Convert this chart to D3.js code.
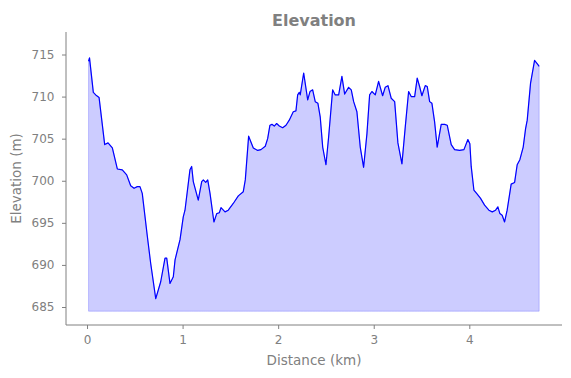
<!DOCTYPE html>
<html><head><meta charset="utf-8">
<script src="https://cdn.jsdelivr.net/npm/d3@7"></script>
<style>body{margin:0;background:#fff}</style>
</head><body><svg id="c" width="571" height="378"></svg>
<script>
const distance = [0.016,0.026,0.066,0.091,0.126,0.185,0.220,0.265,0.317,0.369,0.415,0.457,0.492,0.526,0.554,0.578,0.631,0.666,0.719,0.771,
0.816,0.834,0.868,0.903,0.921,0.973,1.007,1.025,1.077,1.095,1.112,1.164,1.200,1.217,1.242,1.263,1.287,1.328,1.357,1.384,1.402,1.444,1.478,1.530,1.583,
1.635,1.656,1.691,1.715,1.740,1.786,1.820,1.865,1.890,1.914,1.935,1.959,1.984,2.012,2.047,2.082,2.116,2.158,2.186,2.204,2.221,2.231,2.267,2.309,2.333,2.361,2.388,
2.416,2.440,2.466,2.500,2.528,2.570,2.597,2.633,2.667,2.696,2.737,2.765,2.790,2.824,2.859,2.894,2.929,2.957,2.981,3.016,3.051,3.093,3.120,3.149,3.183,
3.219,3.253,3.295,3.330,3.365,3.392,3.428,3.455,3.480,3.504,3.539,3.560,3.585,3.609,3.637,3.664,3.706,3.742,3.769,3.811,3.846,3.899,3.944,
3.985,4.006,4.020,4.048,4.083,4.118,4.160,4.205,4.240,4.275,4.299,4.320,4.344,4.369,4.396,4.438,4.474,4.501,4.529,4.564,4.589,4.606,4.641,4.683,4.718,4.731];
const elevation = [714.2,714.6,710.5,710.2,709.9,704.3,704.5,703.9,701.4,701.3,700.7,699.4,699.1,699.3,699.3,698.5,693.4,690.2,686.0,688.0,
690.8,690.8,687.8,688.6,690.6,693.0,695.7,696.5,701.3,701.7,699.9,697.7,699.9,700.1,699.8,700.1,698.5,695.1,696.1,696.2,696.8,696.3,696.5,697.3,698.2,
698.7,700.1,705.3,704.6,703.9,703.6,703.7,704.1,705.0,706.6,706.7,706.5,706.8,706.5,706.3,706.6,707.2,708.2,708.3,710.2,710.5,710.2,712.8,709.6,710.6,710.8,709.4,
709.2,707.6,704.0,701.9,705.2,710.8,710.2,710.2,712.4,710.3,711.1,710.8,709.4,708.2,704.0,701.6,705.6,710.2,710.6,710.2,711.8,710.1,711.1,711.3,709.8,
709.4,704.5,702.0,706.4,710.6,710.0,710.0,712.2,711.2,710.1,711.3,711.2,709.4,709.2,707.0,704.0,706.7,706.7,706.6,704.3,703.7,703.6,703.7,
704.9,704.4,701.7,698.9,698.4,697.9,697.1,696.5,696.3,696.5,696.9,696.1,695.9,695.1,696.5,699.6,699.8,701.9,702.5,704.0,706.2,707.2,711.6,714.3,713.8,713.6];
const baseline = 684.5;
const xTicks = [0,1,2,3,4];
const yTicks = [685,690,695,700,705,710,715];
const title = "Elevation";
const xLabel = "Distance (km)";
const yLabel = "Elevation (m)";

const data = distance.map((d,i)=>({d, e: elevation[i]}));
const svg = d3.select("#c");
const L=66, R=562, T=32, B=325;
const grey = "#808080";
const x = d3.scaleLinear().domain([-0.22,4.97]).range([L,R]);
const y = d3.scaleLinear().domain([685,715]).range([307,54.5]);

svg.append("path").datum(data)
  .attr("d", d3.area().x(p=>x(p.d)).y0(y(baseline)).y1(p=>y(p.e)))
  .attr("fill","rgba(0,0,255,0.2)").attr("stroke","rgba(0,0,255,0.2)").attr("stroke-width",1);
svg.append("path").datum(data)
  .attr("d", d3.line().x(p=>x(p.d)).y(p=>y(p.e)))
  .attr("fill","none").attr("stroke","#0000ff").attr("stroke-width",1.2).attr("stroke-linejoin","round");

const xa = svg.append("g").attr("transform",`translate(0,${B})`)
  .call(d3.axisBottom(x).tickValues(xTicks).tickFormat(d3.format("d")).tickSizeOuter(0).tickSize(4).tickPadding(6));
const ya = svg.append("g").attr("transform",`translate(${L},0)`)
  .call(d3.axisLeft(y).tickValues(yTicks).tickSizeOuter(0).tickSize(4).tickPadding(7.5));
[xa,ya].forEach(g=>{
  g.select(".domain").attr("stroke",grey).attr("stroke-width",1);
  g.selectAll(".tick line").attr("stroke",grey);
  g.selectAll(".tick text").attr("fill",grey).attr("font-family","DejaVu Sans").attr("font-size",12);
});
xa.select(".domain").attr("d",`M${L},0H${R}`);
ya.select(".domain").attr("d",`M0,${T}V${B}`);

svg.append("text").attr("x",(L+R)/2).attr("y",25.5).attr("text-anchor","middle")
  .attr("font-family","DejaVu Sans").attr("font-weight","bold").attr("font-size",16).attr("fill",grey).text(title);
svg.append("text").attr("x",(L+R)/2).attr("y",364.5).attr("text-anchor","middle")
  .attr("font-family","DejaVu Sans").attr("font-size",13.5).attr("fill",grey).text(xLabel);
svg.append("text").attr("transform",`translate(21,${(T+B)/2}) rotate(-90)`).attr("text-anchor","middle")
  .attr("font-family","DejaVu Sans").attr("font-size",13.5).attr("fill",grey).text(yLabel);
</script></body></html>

#####

• **YOUR INSTRUCTIONS**: Output the data exactly. Pictures don't belong in the result.

• **TASK ANSWER**:
Convert this chart to D3.js code.
<!DOCTYPE html>
<html><head><meta charset="utf-8">
<script src="https://cdn.jsdelivr.net/npm/d3@7"></script>
<style>body{margin:0;background:#fff}</style>
</head><body><svg id="c" width="571" height="378"></svg>
<script>
const distance = [0.016,0.026,0.066,0.091,0.126,0.185,0.220,0.265,0.317,0.369,0.415,0.457,0.492,0.526,0.554,0.578,0.631,0.666,0.719,0.771,
0.816,0.834,0.868,0.903,0.921,0.973,1.007,1.025,1.077,1.095,1.112,1.164,1.200,1.217,1.242,1.263,1.287,1.328,1.357,1.384,1.402,1.444,1.478,1.530,1.583,
1.635,1.656,1.691,1.715,1.740,1.786,1.820,1.865,1.890,1.914,1.935,1.959,1.984,2.012,2.047,2.082,2.116,2.158,2.186,2.204,2.221,2.231,2.267,2.309,2.333,2.361,2.388,
2.416,2.440,2.466,2.500,2.528,2.570,2.597,2.633,2.667,2.696,2.737,2.765,2.790,2.824,2.859,2.894,2.929,2.957,2.981,3.016,3.051,3.093,3.120,3.149,3.183,
3.219,3.253,3.295,3.330,3.365,3.392,3.428,3.455,3.480,3.504,3.539,3.560,3.585,3.609,3.637,3.664,3.706,3.742,3.769,3.811,3.846,3.899,3.944,
3.985,4.006,4.020,4.048,4.083,4.118,4.160,4.205,4.240,4.275,4.299,4.320,4.344,4.369,4.396,4.438,4.474,4.501,4.529,4.564,4.589,4.606,4.641,4.683,4.718,4.731];
const elevation = [714.2,714.6,710.5,710.2,709.9,704.3,704.5,703.9,701.4,701.3,700.7,699.4,699.1,699.3,699.3,698.5,693.4,690.2,686.0,688.0,
690.8,690.8,687.8,688.6,690.6,693.0,695.7,696.5,701.3,701.7,699.9,697.7,699.9,700.1,699.8,700.1,698.5,695.1,696.1,696.2,696.8,696.3,696.5,697.3,698.2,
698.7,700.1,705.3,704.6,703.9,703.6,703.7,704.1,705.0,706.6,706.7,706.5,706.8,706.5,706.3,706.6,707.2,708.2,708.3,710.2,710.5,710.2,712.8,709.6,710.6,710.8,709.4,
709.2,707.6,704.0,701.9,705.2,710.8,710.2,710.2,712.4,710.3,711.1,710.8,709.4,708.2,704.0,701.6,705.6,710.2,710.6,710.2,711.8,710.1,711.1,711.3,709.8,
709.4,704.5,702.0,706.4,710.6,710.0,710.0,712.2,711.2,710.1,711.3,711.2,709.4,709.2,707.0,704.0,706.7,706.7,706.6,704.3,703.7,703.6,703.7,
704.9,704.4,701.7,698.9,698.4,697.9,697.1,696.5,696.3,696.5,696.9,696.1,695.9,695.1,696.5,699.6,699.8,701.9,702.5,704.0,706.2,707.2,711.6,714.3,713.8,713.6];
const baseline = 684.5;
const xTicks = [0,1,2,3,4];
const yTicks = [685,690,695,700,705,710,715];
const title = "Elevation";
const xLabel = "Distance (km)";
const yLabel = "Elevation (m)";

const data = distance.map((d,i)=>({d, e: elevation[i]}));
const svg = d3.select("#c");
const L=66, R=562, T=32, B=325;
const grey = "#808080";
const x = d3.scaleLinear().domain([-0.22,4.97]).range([L,R]);
const y = d3.scaleLinear().domain([685,715]).range([307,54.5]);

svg.append("path").datum(data)
  .attr("d", d3.area().x(p=>x(p.d)).y0(y(baseline)).y1(p=>y(p.e)))
  .attr("fill","rgba(0,0,255,0.2)").attr("stroke","rgba(0,0,255,0.2)").attr("stroke-width",1);
svg.append("path").datum(data)
  .attr("d", d3.line().x(p=>x(p.d)).y(p=>y(p.e)))
  .attr("fill","none").attr("stroke","#0000ff").attr("stroke-width",1.2).attr("stroke-linejoin","round");

const xa = svg.append("g").attr("transform",`translate(0,${B})`)
  .call(d3.axisBottom(x).tickValues(xTicks).tickFormat(d3.format("d")).tickSizeOuter(0).tickSize(4).tickPadding(6));
const ya = svg.append("g").attr("transform",`translate(${L},0)`)
  .call(d3.axisLeft(y).tickValues(yTicks).tickSizeOuter(0).tickSize(4).tickPadding(7.5));
[xa,ya].forEach(g=>{
  g.select(".domain").attr("stroke",grey).attr("stroke-width",1);
  g.selectAll(".tick line").attr("stroke",grey);
  g.selectAll(".tick text").attr("fill",grey).attr("font-family","DejaVu Sans").attr("font-size",12);
});
xa.select(".domain").attr("d",`M${L},0H${R}`);
ya.select(".domain").attr("d",`M0,${T}V${B}`);

svg.append("text").attr("x",(L+R)/2).attr("y",25.5).attr("text-anchor","middle")
  .attr("font-family","DejaVu Sans").attr("font-weight","bold").attr("font-size",16).attr("fill",grey).text(title);
svg.append("text").attr("x",(L+R)/2).attr("y",364.5).attr("text-anchor","middle")
  .attr("font-family","DejaVu Sans").attr("font-size",13.5).attr("fill",grey).text(xLabel);
svg.append("text").attr("transform",`translate(21,${(T+B)/2}) rotate(-90)`).attr("text-anchor","middle")
  .attr("font-family","DejaVu Sans").attr("font-size",13.5).attr("fill",grey).text(yLabel);
</script></body></html>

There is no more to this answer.